Австриец совершил немыслимое. Он бросил вызов самому могущественному человеку в автоспорте, в момент триумфа покинув конюшню и ее победоносные красные автомобили. Унижение, которое испытало Маранелло, было невероятным. Феррари пришел в бешенство от дерзости этого хладнокровного профессионала. Он гневно заявлял прессе об откровенном предательстве австрийца и его исключительной невоспитанности, но толку от этого было мало. После долгих десятилетий, на протяжении которых он обращался со своими пилотами, как с разменными пешками, расклад поменялся не в пользу великого старца. Пройдут многие годы, прежде чем он начнет прощать или забывать такие пощечины.

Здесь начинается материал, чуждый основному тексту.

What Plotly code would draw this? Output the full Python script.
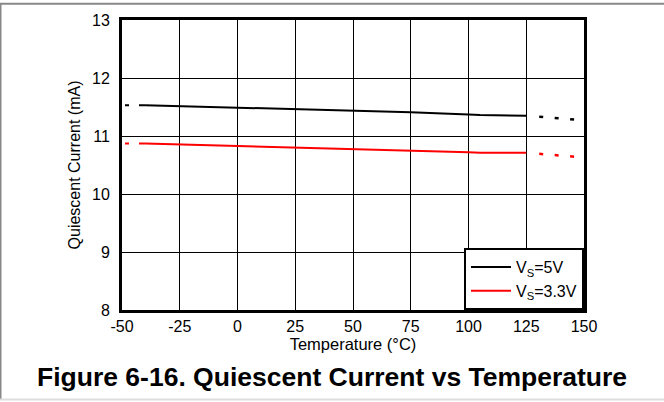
import plotly.graph_objects as go

# Data
temp_main = [-40, 0, 25, 50, 75, 100, 105, 125]
iq_5v = [11.53, 11.49, 11.47, 11.44, 11.41, 11.37, 11.36, 11.35]
iq_33v = [10.87, 10.83, 10.80, 10.78, 10.75, 10.72, 10.71, 10.71]

temp_low = [-50, -40]
iq_5v_low = [11.53, 11.53]
iq_33v_low = [10.87, 10.87]

temp_high = [125, 150]
iq_5v_high = [11.35, 11.27]
iq_33v_high = [10.71, 10.63]

x_ticks = [-50, -25, 0, 25, 50, 75, 100, 125, 150]
x_ticktext = ["-50", "-25", "0", "25", "50", "75", "100", "125", "150"]
y_ticks = [8, 9, 10, 11, 12, 13]

names = ["V<sub>S</sub>=5V", "V<sub>S</sub>=3.3V"]
colors = ["#000000", "#ff0000"]

fig = go.Figure()
for name, col, lo, main, hi in zip(names, colors,
                                   [iq_5v_low, iq_33v_low],
                                   [iq_5v, iq_33v],
                                   [iq_5v_high, iq_33v_high]):
    fig.add_trace(go.Scatter(x=temp_main, y=main, mode="lines", name=name,
                             line=dict(color=col, width=2)))
    fig.add_trace(go.Scatter(x=temp_low, y=lo, mode="lines", showlegend=False,
                             line=dict(color=col, width=2, dash="0px,3px,4px,10px,30px")))
    fig.add_trace(go.Scatter(x=temp_high, y=hi, mode="lines", showlegend=False,
                             line=dict(color=col, width=2.5,
                                       dash="0px,13px,4px,11.5px,4px,11.5px,4px,20px")))

font = "Liberation Sans, Arial, sans-serif"

fig.update_layout(
    width=664, height=402,
    margin=dict(l=122, r=80, t=17, b=92),
    paper_bgcolor="white", plot_bgcolor="white",
    font=dict(family=font, color="black", size=16),
    legend=dict(x=1, y=0, xanchor="right", yanchor="bottom",
                bgcolor="white", bordercolor="black", borderwidth=2,
                font=dict(size=16), tracegroupgap=0, itemwidth=40),
    showlegend=True,
)
fig.update_xaxes(range=[-50, 150], tickvals=x_ticks, ticktext=x_ticktext, showgrid=True,
                 gridcolor="black", gridwidth=1, showline=True, linecolor="black",
                 linewidth=3, mirror=True, zeroline=False, ticks="",
                 tickfont=dict(size=16),
                 title=dict(text="Temperature (°C)", font=dict(size=16.5), standoff=1))
fig.update_yaxes(range=[8, 13], tickvals=y_ticks, showgrid=True,
                 gridcolor="black", gridwidth=1, showline=True, linecolor="black",
                 linewidth=3, mirror=True, zeroline=False, ticks="",
                 tickfont=dict(size=16), ticklabelstandoff=6,
                 title=dict(text="Quiescent Current (mA)", font=dict(size=16), standoff=8))

fig.add_annotation(text="<b>Figure 6-16. Quiescent Current vs Temperature</b>",
                   xref="paper", yref="paper", x=0.4545, y=-0.232,
                   xanchor="center", yanchor="middle", showarrow=False,
                   font=dict(size=26.5, family=font, color="black"))

# outer gray frame lines
fig.add_shape(type="line", xref="paper", yref="paper", x0=-0.264, x1=1.44,
              y0=1.056, y1=1.056, line=dict(color="#888888", width=2))
fig.add_shape(type="line", xref="paper", yref="paper", x0=-0.263, x1=-0.263,
              y0=-0.31, y1=1.058, line=dict(color="#888888", width=2))
fig.add_shape(type="line", xref="paper", yref="paper", x0=-0.264, x1=1.44,
              y0=-0.309, y1=-0.309, line=dict(color="#dddddd", width=2))

fig.write_html("out.html", config={"displayModeBar": False},
               post_script="document.body.style.margin='0px';document.body.style.overflow='hidden';")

Но, как и всегда, у его дверей уже стояла очередь из легионов пылких молодых людей, страстно желающих занять место Лауды. Еще до того как Ники успел шокировать всех новостями о своем уходе, в команду на Гран-при Канады был приглашен третий пилот. Несколькими годами ранее Джеймс Хант столкнулся с одним маленьким и весьма энергичным франкоканадцем на второстепенном этапе Формулы-Атлантик в Квебеке. В Европу он вернулся пораженным быстротой 25-летнего молодого человека и даже устроил ему просмотр в команде McLaren. Румяного парня, выглядевшего, как подросток, звали Жиль Вильнёв, и, хотя в McLaren ему попасть не удалось, вскоре ему предложили место в Ferrari. Его первым испытанием должна была стать гонка в Моспорте, где ему предстояло заменить отсутствующего Лауду. Он гнал, как дьявол, а потом сошел с трассы — это произойдет еще много раз за его карьеру. Но он был настоящим тигром на трассе, классическим garahaldino, и Энцо Феррари быстро осознал, что этот уроженец далекого Квебека обладает таким потенциалом, который позволит Энцо не только стереть из памяти людей воспоминания о Ники Лауде, но и сделает возможными сравнения с гигантами прошлого вроде Нуволари и Аскари. А у Феррари не было более жгучего желания, чем стать свидетелем такой реинкарнации.